Mr. Kovich, who spoke Serbian from childhood, was a promising figure in the CIA's Soviet Russia division early in the Cold War. Based in Europe for many years, he aided in the defection and debriefing of notable Soviet intelligence figures.

Among them was Mikhail Federov, a former confidant to the Soviet minister of defense. Federov told Mr. Kovich about a planned Soviet rocket mission and its technological capabilities, crucial information after the Sputnik launch into space.

At first, Mr. Kovich's work with Federov brought a congratulatory note and orchids from James Jesus Angleton, the agency's mysterious and powerful chief of counterintelligence. This attitude soon changed.

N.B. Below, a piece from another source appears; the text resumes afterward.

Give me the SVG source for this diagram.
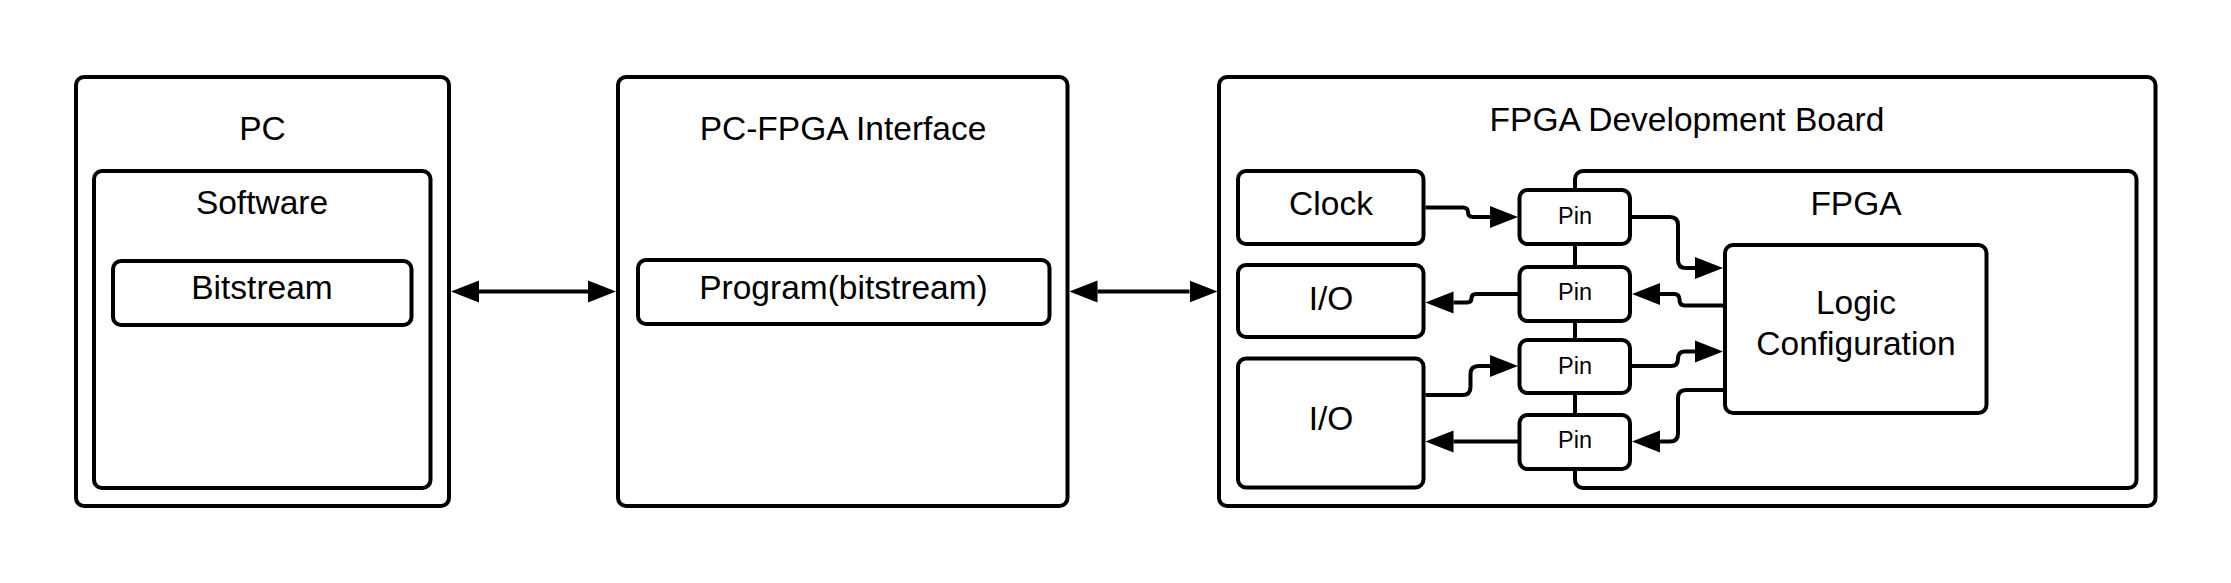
<svg xmlns="http://www.w3.org/2000/svg" width="2231" height="583" viewBox="0 0 2231 583">
<style>
.box{fill:#fff;stroke:#000;stroke-width:4}
.t{font-family:"Liberation Sans",Arial,sans-serif;font-size:33.5px;fill:#000;text-anchor:middle}
.tp{font-family:"Liberation Sans",Arial,sans-serif;font-size:23.5px;fill:#000;text-anchor:middle}
.c{fill:none;stroke:#000;stroke-width:4}
</style>
<defs>
<marker id="ah" markerUnits="userSpaceOnUse" viewBox="0 -12 28 24" refX="0" refY="0" markerWidth="28" markerHeight="24" orient="auto-start-reverse">
<path d="M0,-11 L28,0 L0,11 z" fill="#000"/>
</marker>
</defs>
<rect width="2231" height="583" fill="#fff"/>
<g id="pc"><rect class="box" x="76" y="77" width="373" height="429" rx="8"/><text class="t" x="262.5" y="139.5">PC</text></g>
<g id="software"><rect class="box" x="94" y="171" width="336.5" height="317" rx="8"/><text class="t" x="262" y="214">Software</text></g>
<g id="bitstream"><rect class="box" x="113" y="261" width="298.5" height="64" rx="8"/><text class="t" x="262" y="299">Bitstream</text></g>
<g id="interface"><rect class="box" x="618" y="77" width="449.5" height="429" rx="8"/><text class="t" x="843" y="140">PC-FPGA Interface</text></g>
<g id="program"><rect class="box" x="638" y="260" width="411.5" height="64" rx="8"/><text class="t" x="843.5" y="298.5">Program(bitstream)</text></g>
<g id="board"><rect class="box" x="1219" y="77" width="936.5" height="429" rx="8"/><text class="t" x="1687" y="130.5">FPGA Development Board</text></g>
<g id="clock"><rect class="box" x="1238" y="171" width="185.5" height="73" rx="8"/><text class="t" x="1331" y="215">Clock</text></g>
<g id="io1"><rect class="box" x="1238" y="265" width="185.5" height="72" rx="8"/><text class="t" x="1331" y="309.5">I/O</text></g>
<g id="io2"><rect class="box" x="1238" y="358.5" width="185.5" height="129" rx="8"/><text class="t" x="1331" y="429.5">I/O</text></g>
<g id="fpga"><rect class="box" x="1575" y="171" width="561.5" height="317" rx="8"/><text class="t" x="1856" y="215">FPGA</text></g>
<g id="logic"><rect class="box" x="1725" y="245" width="261.5" height="168" rx="8"/><text class="t" x="1856" y="314">Logic</text><text class="t" x="1856" y="355">Configuration</text></g>
<g id="pin1"><rect class="box" x="1519.5" y="190" width="110.5" height="54" rx="8"/><text class="tp" x="1575" y="223.5">Pin</text></g>
<g id="pin2"><rect class="box" x="1519.5" y="267" width="110.5" height="54" rx="8"/><text class="tp" x="1575" y="300">Pin</text></g>
<g id="pin3"><rect class="box" x="1519.5" y="340" width="110.5" height="53" rx="8"/><text class="tp" x="1575" y="373.5">Pin</text></g>
<g id="pin4"><rect class="box" x="1519.5" y="415" width="110.5" height="54" rx="8"/><text class="tp" x="1575" y="448">Pin</text></g>
<g id="connectors">
<path class="c" d="M479,291.5 H588" marker-start="url(#ah)" marker-end="url(#ah)"/>
<path class="c" d="M1097.5,291.5 H1189.5" marker-start="url(#ah)" marker-end="url(#ah)"/>
<path class="c" d="M1425.5,207.5 H1463 Q1468,207.5 1468,212.25 Q1468,217 1473,217 H1490" marker-end="url(#ah)"/>
<path class="c" d="M1632,217 H1670 Q1678,217 1678,225 V260 Q1678,268 1686,268 H1695" marker-end="url(#ah)"/>
<path class="c" d="M1723,305.5 H1685 Q1679.5,305.5 1679.5,299.75 Q1679.5,294 1674,294 H1660" marker-end="url(#ah)"/>
<path class="c" d="M1518,294 H1476 Q1471.5,294 1471.5,298.25 Q1471.5,302.5 1467,302.5 H1453.5" marker-end="url(#ah)"/>
<path class="c" d="M1425.5,395 H1462.5 Q1470.5,395 1470.5,387 V374 Q1470.5,366 1478.5,366 H1490" marker-end="url(#ah)"/>
<path class="c" d="M1632,366 H1671 Q1678,366 1678,358.75 Q1678,351.5 1685,351.5 H1695" marker-end="url(#ah)"/>
<path class="c" d="M1723,390 H1686 Q1678,390 1678,398 V433.5 Q1678,441.5 1670,441.5 H1660" marker-end="url(#ah)"/>
<path class="c" d="M1518,441.5 H1453.5" marker-end="url(#ah)"/>
</g>
</svg>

Provoked by high-profile moles in the British secret service, Angleton was growing increasingly alarmed that a mole existed in the CIA. He instigated an internal mole hunt under the code name HONETOL, a notorious operation that scuttled many careers, including Mr. Kovich's.

Angleton's suspicion toward Mr. Kovich was given added credibility by KGB defector Anatoly M. Golitsin, who said a Soviet double agent existed -- one of Slavic background whose code name was Sasha and whose last name started with the letter "K."

Meanwhile, Mr. Kovich received praise in his official fitness reports. At Angleton's behest, the CIA bugged his home and office but found nothing suspicious. Nevertheless, as a member of the promotion board, Angleton prevented Mr. Kovich from rising in government rank.

After a heart attack in 1966, Mr. Kovich spent several years teaching at the CIA school at Camp Peary, Va., followed by an assignment as the CIA's Soviet division liaison to the FBI.

During those years, he was a leading voice working to discredit Golitsin in favor of a far-more-reliable defector named Yuri Ivanovich Nosenko.

By the time Mr. Kovich decided to leave the CIA in 1974, much had changed. The new CIA chief, William Colby, dismissed Angleton for domestic snooping, and Mr. Kovich became a full-time agency consultant, which instantly elevated him two government grades.

Still unsatisfied, Mr. Kovich requested his personnel files and began to see for the first time the extent of the accusations against him. He wrote to the new central intelligence director, George H.W. Bush, receiving a reply saying that his continued employment should suffice as vindication.

In retirement in North Carolina, he carried on a fight for recognition of the agency's abuses toward its own employees.

In 1978, at a private session of the Senate Select Committee on Intelligence, he presented his case and carried with him a quotation from author Robert Louis Stevenson: "The cruelest lies are often told in silence."

At the urging of Bush's successor, Adm. Stansfield Turner, President Jimmy Carter signed a bill that provided compensation to those whose careers had been unfairly damaged by charges of disloyalty. Mr. Kovich was among those to reap a six-figure reward under the law.

The son of Serbian immigrants, Dushan Kovacevich was born in the iron-ore mining community of Hibbing, Minn., on Dec. 1, 1926.

After Navy service in the Pacific during World War II, he graduated from the University of Minnesota. While studying Russian and international relations, he was recruited in 1950 to work in the CIA's directorate of operations in the Soviet Russia division.

Among the most promising of the ample recruits to this division, Mr. Kovich was soon sent to Europe to recruit and train agents behind the Iron Curtain.

Promoted to deputy chief handling Soviet defections, he also debriefed the early and important KGB officer defector, Peter Deryabin.

Mr. Kovich was a recipient of the CIA Intelligence Medal of Merit. He also was written about in Tom Mangold's book "Cold Warrior" (1991), a biography of Angleton, and David Wise's "Molehunt: The Secret Search for Traitors That Shattered the CIA" (1992).

After his public vindication, Mr. Kovich led an uneventful retirement of golfing. He also was a ham radio operator but had conversations only in Morse code.

Survivors include his wife of 47 years, Sara Arthur Kovich of Jacksonville; a sister; and a brother.